During the opening minutes of the attack, Vazquez’s vehicle was hit by rocket-propelled grenades and small arms fire from approximately 50 feet away, killing Spc. Mitch Mayfield, and injuring Vazquez. The enemy attacked and destroyed multiple aircraft on the airfield, also killing two Department of Defense contractors, Dustin Harrison and Bruce Triplett.
For nearly 14 hours Vazquez actively evaded direct fire and detection, until a deliberate counterattack by U.S. and Kenyan armed forces repelled the enemy fighters.
Francis, flanked by Command Sgt. Maj. James D. Wilson, Aviation branch command sergeant major, and Chief Warrant Officer 5 Michael L. Lewis Jr., chief warrant officer of the Aviation branch, presented the awards.
The Purple Heart, which is awarded to members of the U.S. armed forces who are wounded by an instrument of war at the hands of the enemy.
Originally instituted by Gen. George Washington as the Badge of Military Merit to recognize outstanding valor, the award was later revived by President Hoover by executive order with the added criterion of wounded in action at the hands of the enemy. Originally made of cloth, now the decoration is made of metal in the shape of a rich purple heart.

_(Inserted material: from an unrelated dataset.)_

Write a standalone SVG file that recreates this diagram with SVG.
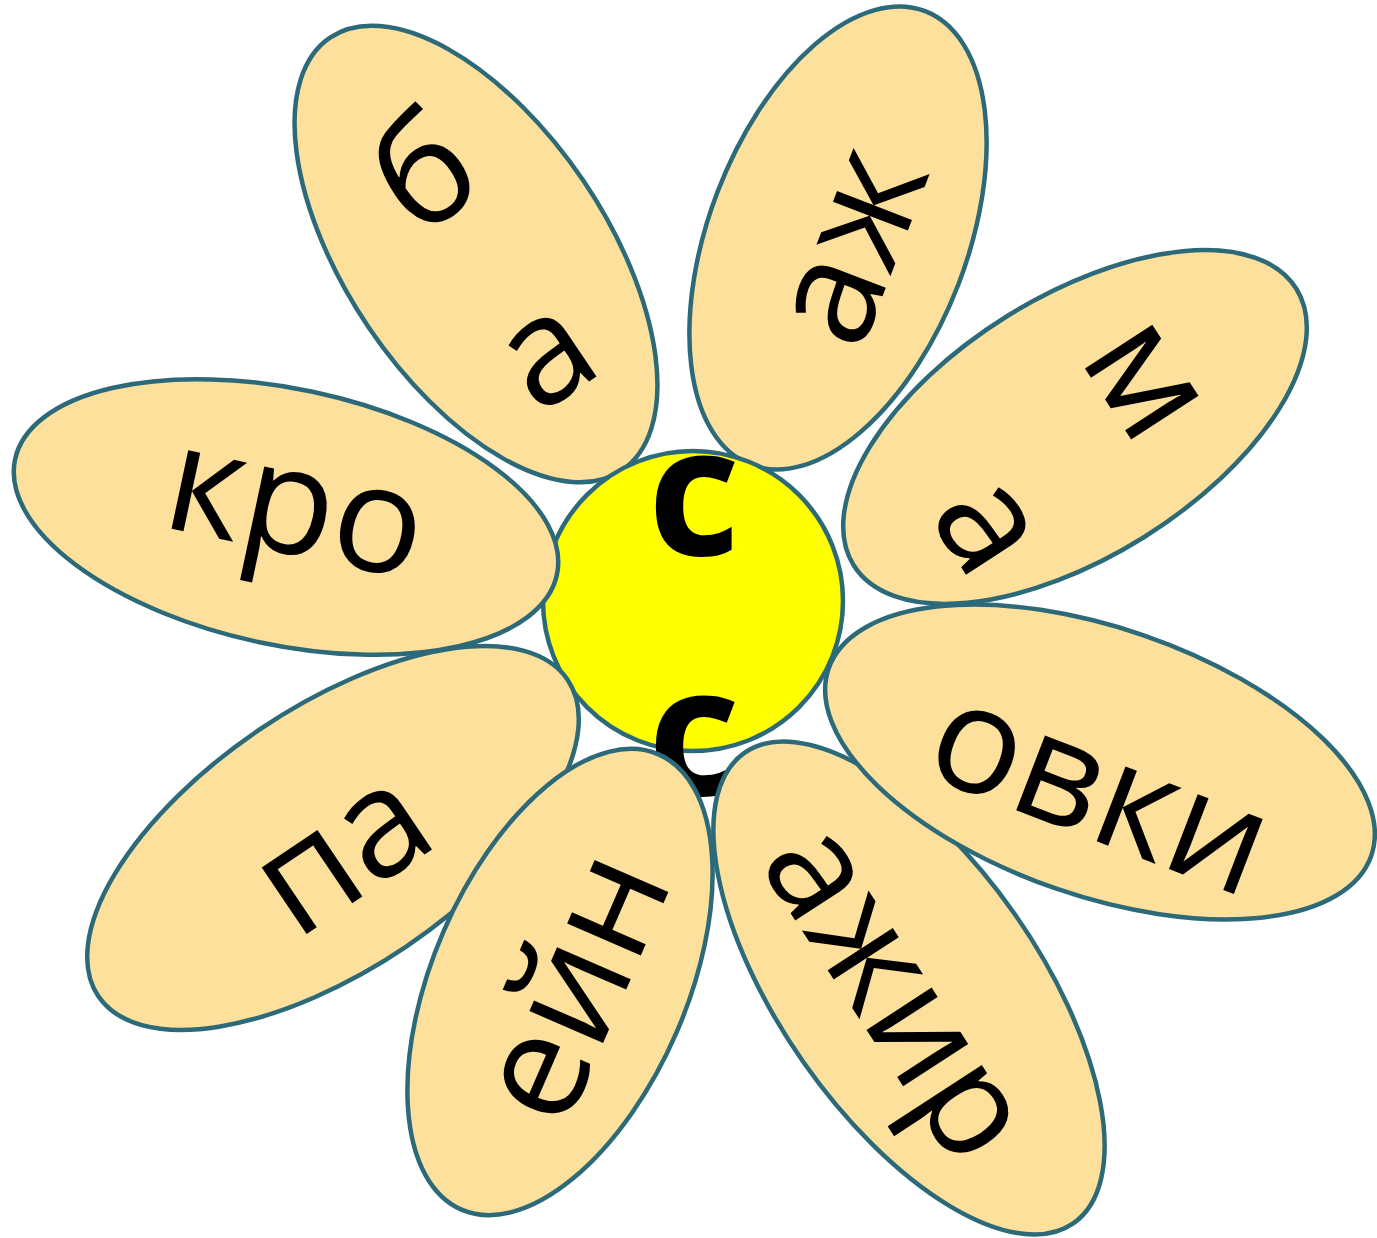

“Staff Sgt. Vazquez’s courage, commitment and service to this nation are unquestioned,” Francis said. “And today he steps forward again, in spite of his difficult combat experiences, and he’s going to reenlist today in the United States Army, making a commitment not only to serving this great nation but to care for our sons and daughters as a noncommissioned officer, the backbone of our Army, and the backbone of Army aviation.”
Francis administered the oath of enlistment as Vazquez committed to continue serving in the Army for four more years. Vazquez will serve at Fort Rucker, his duty station of choice, where he will continue to have an impact on the next generation.
Francis also presented Vazquez’s wife Karla Benitez a certificate of appreciation for her dedication and service to the nation.
Vazquez thanked leaders and family for their attendance and support, including his siblings who flew in for the ceremony, family members who joined the ceremony virtually from Puerto Rico, as well as the Mayfield family, and the spouse of Dustin Harrison. He especially thanked his wife Karla and their children.
“Without you I would not have been able to get up from that hell that I went through,” Vazquez said.
He also thanked his colleagues from the 1-58th Airfield Operations Battalion.
“I am in front of you receiving an award that is not only mine but it also is to each and every one of us who deployed on October 1, 2019, especially the Manda Bay crew,” he said.
“That morning on January 5, 2020 we lost one of the most beloved Soldiers in the unit, Spc. Henry J. Mayfield Jr. Each and every one of us lost a friend that day and received a scar … that will be with us for the rest of our lives.”
“No matter how many times we fall, we will get up stronger and continue fighting until we achieve the victory,” he said.
Vazquez said when he joined the Army he was in a difficult economic situation. His siblings were already serving in the military, and they explained to him the benefits that came with service. Joining the Army meant he and his wife and children would have to leave their home, their country and their families.
In 2016 he swore in to protect the United States and to give his family a better life. Six years later, he and his family have no regrets, he said.
“Thank God we are better than ever, and I will always be grateful for all these opportunities that the Army has given to me,” Vazquez said.
He continues to serve to give his family benefits not every job can offer, and because he loves to be a Soldier and being a mentor to the junior enlisted.
“I would like to pass all the acquired knowledge to the new Soldiers, let them know that if I, without knowing much English and with this accent, have been able to achieve many goals and get where I am, they can also achieve them too,” Vazquez said.
In the future he wants to prepare Soldiers to understand that being in air traffic control doesn’t mean they will not feel the heat of combat.
“I want to… prepare them for any situation that arises,” Vazquez said.
Going forward, his goal is to be a better husband, father and Soldier.
“I think that is the purpose for which God gave me a second chance that morning.”